* **Records with drawing code**:
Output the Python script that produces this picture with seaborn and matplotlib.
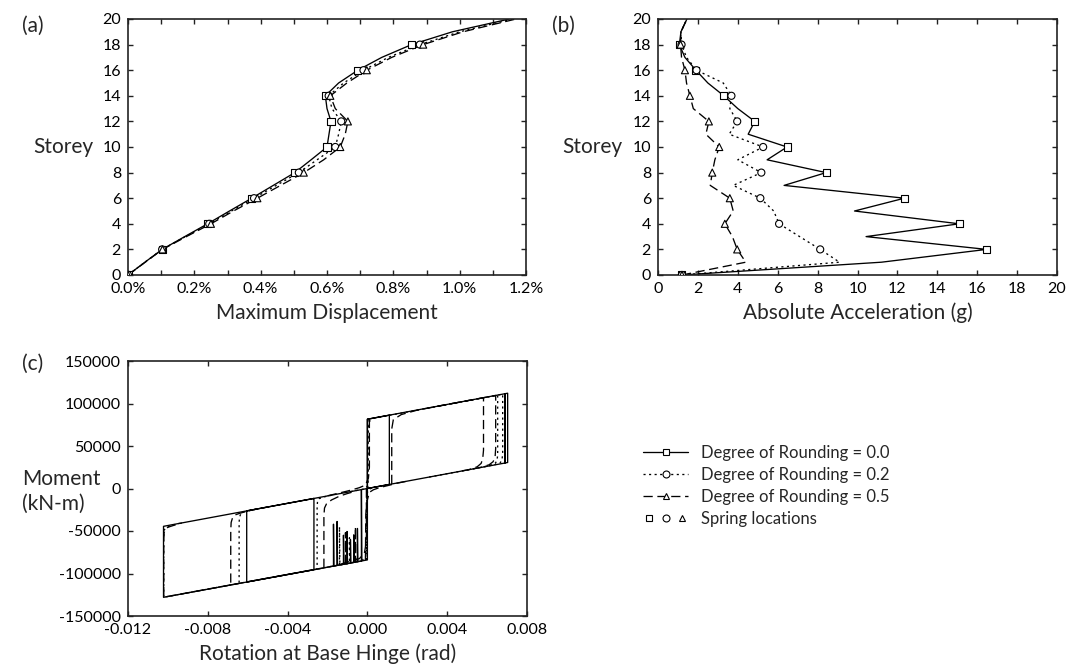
import numpy as np
import pandas as pd
import matplotlib
matplotlib.use("Agg")
import matplotlib.pyplot as plt
import seaborn as sns
from matplotlib.lines import Line2D
from matplotlib.legend_handler import HandlerTuple
from matplotlib.ticker import MultipleLocator, FuncFormatter

# ---------------- data ----------------
series_names = ["Degree of Rounding = 0.0", "Degree of Rounding = 0.2", "Degree of Rounding = 0.5"]
storeys = list(range(21))
spring_storeys = [0, 2, 4, 6, 8, 10, 12, 14, 16, 18]

# (a) maximum displacement (%) per storey 0..20
disp_r00 = [0, 0.051, 0.103, 0.171, 0.24, 0.306, 0.373, 0.438, 0.503, 0.552, 0.600, 0.606, 0.612, 0.600, 0.595, 0.635, 0.693, 0.765, 0.855, 0.978, 1.15]
disp_r02 = [0, 0.051, 0.103, 0.173, 0.245, 0.312, 0.38, 0.447, 0.515, 0.57, 0.625, 0.635, 0.643, 0.615, 0.605, 0.65, 0.71, 0.785, 0.88, 1.0, 1.16]
disp_r05 = [0, 0.052, 0.104, 0.176, 0.25, 0.318, 0.39, 0.46, 0.53, 0.59, 0.64, 0.655, 0.663, 0.625, 0.61, 0.66, 0.72, 0.795, 0.89, 1.01, 1.17]

# (b) absolute acceleration (g) per storey 0..20
acc_r00 = [1.2, 11.2, 16.47, 10.43, 15.1, 9.85, 12.35, 6.32, 8.43, 5.47, 6.47, 4.52, 4.85, 4.0, 3.3, 2.5, 1.9, 1.35, 1.07, 1.15, 1.45]
acc_r02 = [1.2, 9.1, 8.13, 7.1, 6.07, 5.8, 5.13, 3.77, 5.18, 4.0, 5.27, 3.57, 3.97, 3.6, 3.68, 3.27, 1.93, 1.43, 1.18, 1.15, 1.45]
acc_r05 = [1.2, 4.4, 3.97, 3.73, 3.35, 3.77, 3.6, 2.62, 2.72, 2.85, 3.07, 2.4, 2.55, 1.77, 1.6, 1.43, 1.35, 1.18, 1.13, 1.15, 1.45]

# (c) moment-rotation hysteresis paths (rad, kN-m), stroke ids
rot_r00 = [0, 0, 0.0011, 0.0011, 0, 0, 0.00703, 0.00703, 0.0069, 0.0069, 0.0069, 0, -0.00268, -0.00268, -0.00605, -0.00605, -0.00268, -0.01022, -0.01022, 0, 0,
           -0.0017, -0.0017, -0.00168, -0.00152, -0.00152, -0.0015, -0.0012, -0.0012, -0.00118, -0.00102, -0.00102, -0.001,
           -0.00085, -0.00085, -0.00083, -0.00068, -0.00068, -0.00066, -0.0005, -0.0005, -0.00048, -0.0003, -0.0003, -0.00028]
mom_r00 = [0, 81500, 86300, 4800, 0, 81500, 112100, 30600, 30000, 111500, 30000, 0, -11700, -95500, -110000, -26300, -11700, -44500, -128000, -84000, 0,
           -91300, -42000, -91200, -90500, -38800, -90400, -89200, -55000, -89100, -88400, -50600, -88300,
           -87700, -60000, -87600, -86900, -54500, -86800, -86200, -47000, -86100, -85300, -1300, -85200]
stk_r00 = [0] * 21 + [1] * 24

rot_r02 = [-0.00005, -0.00004, 0.0, 0.0001, 0.0003, 0.0006, 0.0011,
           0.00003, 0.00003, 0.0001, 0.0003, 0.0006, 0.00678, 0.00678, 0.00674, 0.00664, 0.0064, 0.006, 0.003,
           0.003, 0.00653, 0.00653, 0.00649, 0.0064, 0.0061, 0.0057,
           0.00003, 0.00003, 0.0, -0.0001, -0.0003, -0.0006, -0.0011,
           -0.00003, -0.00003, -0.0001, -0.0003, -0.0006, -0.01021,
           -0.01021, -0.01021, -0.01019, -0.0101, -0.0098, -0.0094,
           -0.0094, -0.00643, -0.00643, -0.00641, -0.00635, -0.0062, -0.0059, -0.0055,
           -0.0045, -0.00252, -0.00252, -0.0025, -0.00242, -0.0022, -0.0018,
           -0.0014, -0.0014, -0.00138, -0.0009, -0.0009, -0.00088]
mom_r02 = [-84200, -15000, -4500, -600, 1000, 2500, 4785,
           0, 70000, 79000, 82600, 83900, 111000, 40000, 33000, 29800, 28100, 26200, 13050,
           94550, 109900, 39000, 32500, 29500, 27000, 24850,
           81630, 12000, 3000, -200, -1250, -2550, -4785,
           0, -70000, -82000, -84800, -86400, -127900,
           -127900, -56000, -49000, -46200, -43200, -40900,
           -124420, -111650, -40000, -33500, -30200, -27800, -25900, -23950,
           -103350, -94840, -22000, -15000, -12000, -10000, -7950,
           -90020, -45000, -89930, -87870, -58000, -87780]
stk_r02 = [0] * 7 + [1] * 12 + [2] * 7 + [3] * 7 + [4] * 6 + [5] * 6 + [6] * 8 + [7] * 7 + [8] * 6

rot_r05 = [-0.0001, -0.00008, -0.00002, 0.0001, 0.0003, 0.0006, 0.001, 0.0015, 0.002,
           0.00122, 0.00122, 0.0013, 0.0017, 0.0025, 0.00582, 0.00582, 0.00578, 0.0057, 0.0055, 0.0051, 0.0045,
           0.0035, 0.00643, 0.00643, 0.0064, 0.0063, 0.0061, 0.0057, 0.005,
           0.0001, 0.0001, 0.00005, -0.0001, -0.0004, -0.0008, -0.0013, -0.002,
           -0.00005, -0.00005, -0.00015, -0.0004, -0.0008, -0.0015, -0.00218,
           -0.00218, -0.00218, -0.00215, -0.00205, -0.0018, -0.0014, -0.001, -0.0006,
           -0.00218, -0.00685, -0.00685, -0.00683, -0.00676, -0.00662, -0.0064, -0.006, -0.0055, -0.005,
           -0.00685, -0.01021, -0.01021, -0.01019, -0.01012, -0.01, -0.0097, -0.0093,
           -0.0011, -0.0011, -0.00108, -0.0006, -0.0006, -0.00058]
mom_r05 = [-84430, -30000, -15000, -4500, -1500, 1000, 3300, 6300, 8650,
           5307, 70000, 81000, 87000, 92200, 106800, 45000, 35000, 29500, 25500, 22300, 19575,
           96725, 109470, 47000, 37000, 31500, 27900, 25000, 21750,
           81935, 25000, 12000, 4000, 1000, -1800, -4700, -8600,
           0, -62000, -76000, -82500, -85000, -90200, -93370,
           -93370, -32000, -23000, -18000, -13500, -9000, -5900, -3200,
           -93370, -113460, -50000, -40000, -34500, -31000, -29200, -26500, -24000, -21800,
           -113460, -127900, -62000, -52000, -47500, -45600, -43300, -40500,
           -88730, -52000, -88640, -86580, -45000, -86500]
stk_r05 = [0] * 9 + [1] * 12 + [2] * 8 + [3] * 8 + [4] * 7 + [5] * 8 + [6] * 10 + [7] * 8 + [8] * 6

# ---------------- styling ----------------
sns.set_theme(style="ticks")
plt.rcParams["font.family"] = ["Lato", "DejaVu Sans"]
plt.rcParams.update({
    "axes.unicode_minus": False,
    "xtick.direction": "in", "ytick.direction": "in",
    "xtick.top": True, "ytick.right": True,
    "xtick.major.size": 3.5, "ytick.major.size": 3.5,
    "xtick.minor.size": 3.5, "ytick.minor.size": 3.5,
    "xtick.major.width": 1.0, "ytick.major.width": 1.0,
    "xtick.minor.width": 1.0,
    "axes.linewidth": 1.2, "axes.edgecolor": "#222222",
    "xtick.color": "#222222", "ytick.color": "#222222",
    "xtick.labelcolor": "black", "ytick.labelcolor": "black",
    "xtick.labelsize": 11.5, "ytick.labelsize": 11.5,
})

dash_map = {series_names[0]: "", series_names[1]: (1.6, 2.6), series_names[2]: (7, 3.5)}
marker_map = {series_names[0]: "s", series_names[1]: "o", series_names[2]: "^"}
LW = 0.95

W, H = 1070, 671
fig = plt.figure(figsize=(W / 100, H / 100), dpi=100)


def box(l, t, r, b):
    return [l / W, 1 - b / H, (r - l) / W, (b - t) / H]


ax_a = fig.add_axes(box(128, 19, 526, 275))
ax_b = fig.add_axes(box(658, 19, 1057, 275))
ax_c = fig.add_axes(box(128, 361, 527, 616))

# ---------------- (a) & (b) ----------------
def profile_frame(vals_list):
    rows = []
    for name, vals in zip(series_names, vals_list):
        for s, v in zip(storeys, vals):
            rows.append({"storey": s, "value": v, "series": name})
    return pd.DataFrame(rows)


df_a = profile_frame([disp_r00, disp_r02, disp_r05])
df_b = profile_frame([acc_r00, acc_r02, acc_r05])

for ax, df in [(ax_a, df_a), (ax_b, df_b)]:
    sns.lineplot(data=df, x="value", y="storey", style="series", dashes=dash_map,
                 color="black", lw=LW, estimator=None, sort=False, legend=False, ax=ax)
    dm = df[df["storey"].isin(spring_storeys)]
    sns.scatterplot(data=dm, x="value", y="storey", style="series", markers=marker_map,
                    color="white", edgecolor="black", linewidth=0.8, s=26, legend=False,
                    ax=ax, zorder=5)
    ax.set_ylim(0, 20)
    ax.yaxis.set_major_locator(MultipleLocator(2))
    ax.set_ylabel("Storey", rotation=0, ha="right", va="center", fontsize=15)
    ax.yaxis.set_label_coords(-0.088, 0.5)

ax_a.set_xlim(0, 1.2)
ax_a.xaxis.set_major_locator(MultipleLocator(0.2))
ax_a.xaxis.set_minor_locator(MultipleLocator(0.1))
ax_a.xaxis.set_major_formatter(FuncFormatter(lambda v, p: f"{abs(v) if abs(v) < 1e-9 else v:.1f}%"))
ax_a.set_xlabel("Maximum Displacement", fontsize=15, labelpad=5)

ax_b.set_xlim(0, 20)
ax_b.xaxis.set_major_locator(MultipleLocator(2))
ax_b.set_xlabel("Absolute Acceleration (g)", fontsize=15, labelpad=5)

# ---------------- (c) ----------------
rows = []
for name, th, mo, st in [(series_names[0], rot_r00, mom_r00, stk_r00),
                         (series_names[1], rot_r02, mom_r02, stk_r02),
                         (series_names[2], rot_r05, mom_r05, stk_r05)]:
    for t, m, s in zip(th, mo, st):
        rows.append({"theta": t, "M": m, "series": name, "stroke": f"{name}-{s}"})
df_c = pd.DataFrame(rows)
sns.lineplot(data=df_c, x="theta", y="M", style="series", dashes=dash_map, units="stroke",
             color="black", lw=LW, estimator=None, sort=False, legend=False, ax=ax_c)
ax_c.set_xlim(-0.012, 0.008)
ax_c.set_ylim(-150000, 150000)
ax_c.xaxis.set_major_locator(MultipleLocator(0.004))
ax_c.yaxis.set_major_locator(MultipleLocator(50000))
ax_c.xaxis.set_major_formatter(FuncFormatter(lambda v, p: f"{0.0 if abs(v) < 1e-12 else v:.3f}"))
ax_c.yaxis.set_major_formatter(FuncFormatter(lambda v, p: f"{int(round(v))}"))
ax_c.set_xlabel("Rotation at Base Hinge (rad)", fontsize=15, labelpad=5)
ax_c.set_ylabel("Moment\n(kN-m)", rotation=0, ha="left", va="center", fontsize=15,
                multialignment="left", linespacing=1.3)
ax_c.yaxis.set_label_coords(-0.266, 0.49)

for ax in (ax_a, ax_b, ax_c):
    ax.tick_params(which="both", direction="in", top=True, right=True, pad=5)

# panel letters
fig.text(22 / W, 1 - 26 / H, "(a)", fontsize=15, ha="left", va="center")
fig.text(552 / W, 1 - 26 / H, "(b)", fontsize=15, ha="left", va="center")
fig.text(22 / W, 1 - 364 / H, "(c)", fontsize=15, ha="left", va="center")

# legend
def lh(name):
    return Line2D([], [], color="black", lw=LW,
                  linestyle=("-" if dash_map[name] == "" else (0, dash_map[name])),
                  marker=marker_map[name], markersize=5, markerfacecolor="white",
                  markeredgecolor="black", markeredgewidth=0.8)

spring_handle = tuple(Line2D([], [], linestyle="none", marker=m, markersize=5,
                             markerfacecolor="white", markeredgecolor="black", markeredgewidth=0.8)
                      for m in ["s", "o", "^"])
handles = [lh(n) for n in series_names] + [spring_handle]
labels = series_names + ["Spring locations"]
fig.legend(handles, labels, loc="center left", bbox_to_anchor=(628 / W, 1 - 486 / H),
           frameon=False, fontsize=12, handlelength=2.7, handletextpad=0.8,
           labelspacing=0.35, borderpad=0.4,
           handler_map={tuple: HandlerTuple(ndivide=None, pad=0.2)})

fig.savefig("out.png", dpi=100)
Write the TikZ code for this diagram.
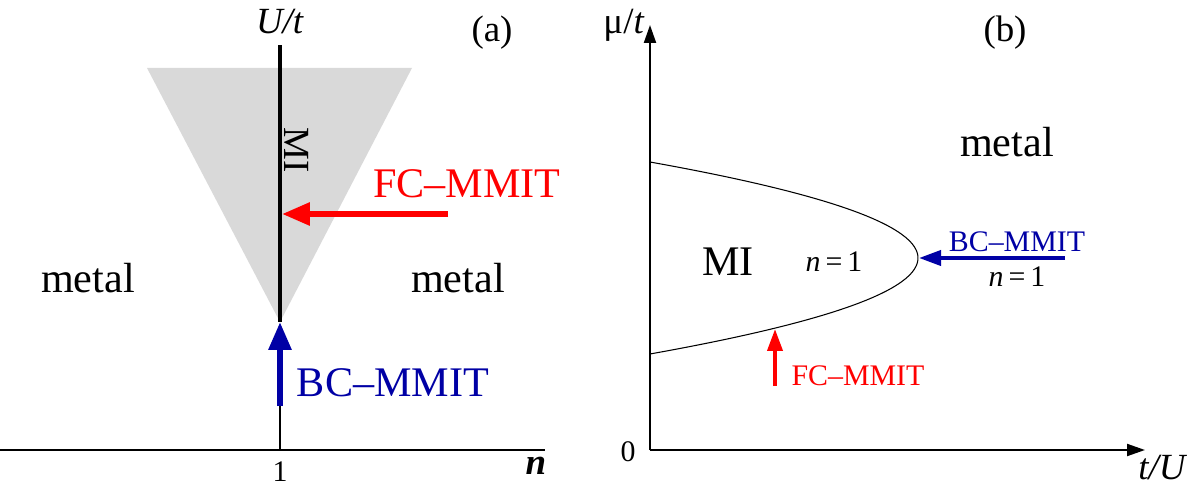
\documentclass[tikz,border=0pt]{standalone}
\usepackage{fontspec}
\setmainfont{Liberation Serif}
\usetikzlibrary{arrows.meta}
\definecolor{miGray}{RGB}{217,217,217}
\definecolor{bcblue}{RGB}{0,0,165}

\begin{document}
\begin{tikzpicture}[
        x=0.02cm, y=-0.02cm,
        big/.style={font=\fontsize{24}{28}\selectfont},
        mid/.style={font=\fontsize{21}{25}\selectfont},
        small/.style={font=\fontsize{17}{20}\selectfont},
        axis/.style={line width=1.2pt},
        fat/.style={line width=3.4pt, -{Triangle[length=0.56cm,width=0.44cm]}},
        slim/.style={line width=2.2pt, -{Triangle[length=0.44cm,width=0.3cm]}},
        inner sep=0pt
    ]
        \useasboundingbox (0,0) rectangle (1187,486);

        % Panel (a)
        \coordinate (aLeft) at (0,450);
        \coordinate (aRight) at (545,450);
        \coordinate (nOne) at (280,450);
        \coordinate (uTop) at (280,45);
        \coordinate (apex) at (280,322);
        \coordinate (bcTail) at (280,406);
        \coordinate (fcTail) at (448,214);
        \coordinate (fcTip) at (282,214);
        \fill[miGray] (147,68) -- (412,68) -- (apex) -- cycle;
        \draw[axis] (aLeft) -- (aRight);
        \draw[axis] (nOne) -- (bcTail);
        \draw[line width=2.6pt] (apex) -- (uTop);
        \draw[fat, bcblue] (bcTail) -- (apex);
        \draw[fat, red] (fcTail) -- (fcTip);

        \node[small] (one) at (280,472) {1};
        \node[font=\fontsize{21}{25}\selectfont\bfseries\itshape] (nLab) at (536,466) {n};
        \node[mid] (ut) at (280,22) {\textit{U/t}};
        \node[mid] (aLab) at (492,33) {(a)};
        \node[mid, rotate=-90] (miA) at (297,150) {MI};
        \node[big, red] (fcLabA) at (467,184) {FC–MMIT};
        \node[big] (metalL) at (88,278) {metal};
        \node[big] (metalR) at (458,278) {metal};
        \node[big, bcblue] (bcLabA) at (393,383) {BC–MMIT};

        % Panel (b)
        \coordinate (origin) at (650,450);
        \coordinate (muTop) at (650,25);
        \coordinate (tuEnd) at (1145,450);
        \coordinate (nose) at (919,258);
        \coordinate (bcTailB) at (1065,258);
        \coordinate (fcTailB) at (775,386);
        \coordinate (fcTipB) at (775,329);
        \draw[axis, -{Triangle[length=0.36cm,width=0.24cm]}] (origin) -- (muTop);
        \draw[axis, -{Triangle[length=0.36cm,width=0.24cm]}] (origin) -- (tuEnd);
        \draw[line width=0.6pt] plot[domain=-1:1, samples=80] ({650+268*(1-\x*\x)},{258+96*\x});
        \draw[slim, bcblue] (bcTailB) -- (nose);
        \draw[slim, red] (fcTailB) -- (fcTipB);

        \node[mid] (mu) at (624,25) {μ/\textit{t}};
        \node[small] (zero) at (628,452) {0};
        \node[mid] (tu) at (1163,468) {\textit{t/U}};
        \node[mid] (bLab) at (1005,33) {(b)};
        \node[big] (metalB) at (1007,142) {metal};
        \node[big] (miB) at (728,262) {MI};
        \node[small] (nB) at (834,262) {\textit{n}\,=\,1};
        \node[small, bcblue] (bcLabB) at (1017,242) {BC–MMIT};
        \node[small] (nBC) at (1017,277) {\textit{n}\,=\,1};
        \node[small, red] (fcLabB) at (858,376) {FC–MMIT};
    \end{tikzpicture}
\end{document}
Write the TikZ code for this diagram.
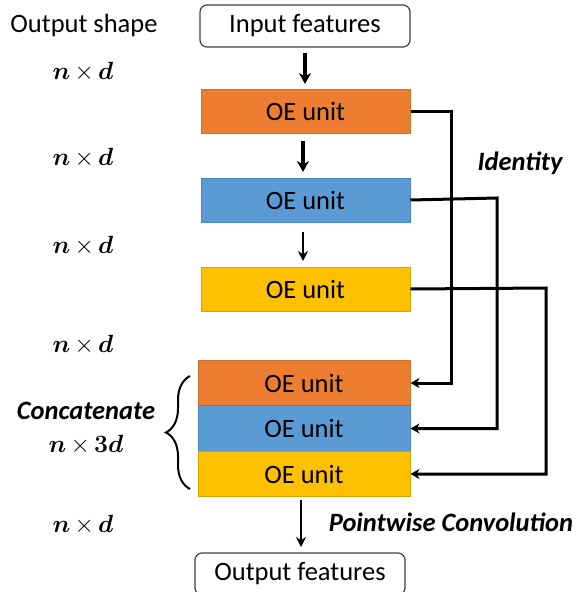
\documentclass[tikz,border=0pt]{standalone}
\usepackage{amsmath,bm}
\usepackage{fontspec}
\setmainfont{Carlito}
\usetikzlibrary{arrows.meta,decorations.pathreplacing}
\definecolor{oeorange}{HTML}{ED7D31}
\definecolor{oeorangeb}{HTML}{D0702C}
\definecolor{oeblue}{HTML}{5B9BD5}
\definecolor{oeblueb}{HTML}{4A86BE}
\definecolor{oeyellow}{HTML}{FFC000}
\definecolor{oeyellowb}{HTML}{D9A300}
\newcommand{\nxd}[1]{$\bm{n}\mkern3mu{\times}\mkern3mu\bm{#1}$}
\tikzset{
  iobox/.style={draw=black!75, line width=1.2pt, rounded corners=7pt, minimum height=42pt, inner sep=0pt},
  unit/.style={minimum width=209pt, minimum height=44pt, inner sep=0pt, line width=1pt},
  ounit/.style={unit, fill=oeorange, draw=oeorangeb},
  bunit/.style={unit, fill=oeblue, draw=oeblueb},
  yunit/.style={unit, fill=oeyellow, draw=oeyellowb},
  flow/.style={line width=3.4pt, -{Stealth[length=11pt,width=12pt]}},
  thinflow/.style={line width=2.4pt, -{Stealth[length=10pt,width=10pt]}},
  conn/.style={line width=3pt, -{Stealth[length=9pt,width=10pt]}},
  lbl/.style={inner sep=0pt},
  blbl/.style={inner sep=0pt, font=\fontsize{26.5}{30}\selectfont\bfseries\itshape},
  shp/.style={inner sep=0pt, font=\fontsize{25}{28}\selectfont}
}
\begin{document}
\begin{tikzpicture}[x=1pt,y=-1pt,font=\fontsize{26.5}{30}\selectfont]
\useasboundingbox (0,0) rectangle (585,592);
% main column
\node[iobox, minimum width=210pt] (in) at (305,26) {Input features};
\node[ounit] (oe1) at (305.5,111) {OE unit};
\node[bunit] (oe2) at (305.5,200) {OE unit};
\node[yunit] (oe3) at (305.5,289) {OE unit};
\node[ounit, minimum width=212pt, minimum height=45pt] (c1) at (304,383) {OE unit};
\node[bunit, minimum width=212pt, minimum height=46pt] (c2) at (304,428.5) {OE unit};
\node[yunit, minimum width=212pt, minimum height=45pt] (c3) at (304,474) {OE unit};
\node[iobox, minimum width=210pt] (out) at (300,574) {Output features};
% vertical arrows
\coordinate (a1s) at (305,53);
\coordinate (a2s) at (303,141);
\coordinate (a3s) at (303,232);
\coordinate (a4s) at (301,500);
\draw[flow] (a1s) -- (305,84) coordinate (a1e);
\draw[flow] (a2s) -- (303,172) coordinate (a2e);
\draw[thinflow] (a3s) -- (303,261) coordinate (a3e);
\draw[thinflow] (a4s) -- (301,547) coordinate (a4e);
% identity connectors
\draw[conn] (oe1.east) -- (451,111) |- (c1.east);
\draw[conn] (oe2.east) -- (497,198) |- (c2.east);
\draw[conn] (oe3.east) -- (546,288) |- (c3.east);
% brace
\draw[line width=2pt, decorate, decoration={brace, amplitude=24pt}] (190,489) -- (190,376) coordinate (brtop);
% labels
\node[lbl] (os) at (84,25) {Output shape};
\node[shp] (s1) at (83,72) {\nxd{d}};
\node[shp] (s2) at (83,158) {\nxd{d}};
\node[shp] (s3) at (83,246) {\nxd{d}};
\node[shp] (s4) at (83,345) {\nxd{d}};
\node[shp] (s5) at (83,525) {\nxd{d}};
\node[blbl] (cc) at (86,411) {Concatenate};
\node[shp] (s6) at (86,445) {\nxd{3d}};
\node[blbl] (id) at (520,163) {Identity};
\node[blbl] (pw) at (451,522) {Pointwise Convolution};
\end{tikzpicture}
\end{document}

* **STATED PROBLEM**: Scan the records above, count the lines with "matplotlib" in them, and give only the number.

* **ANSWER TO THIS EXERCISE**: 7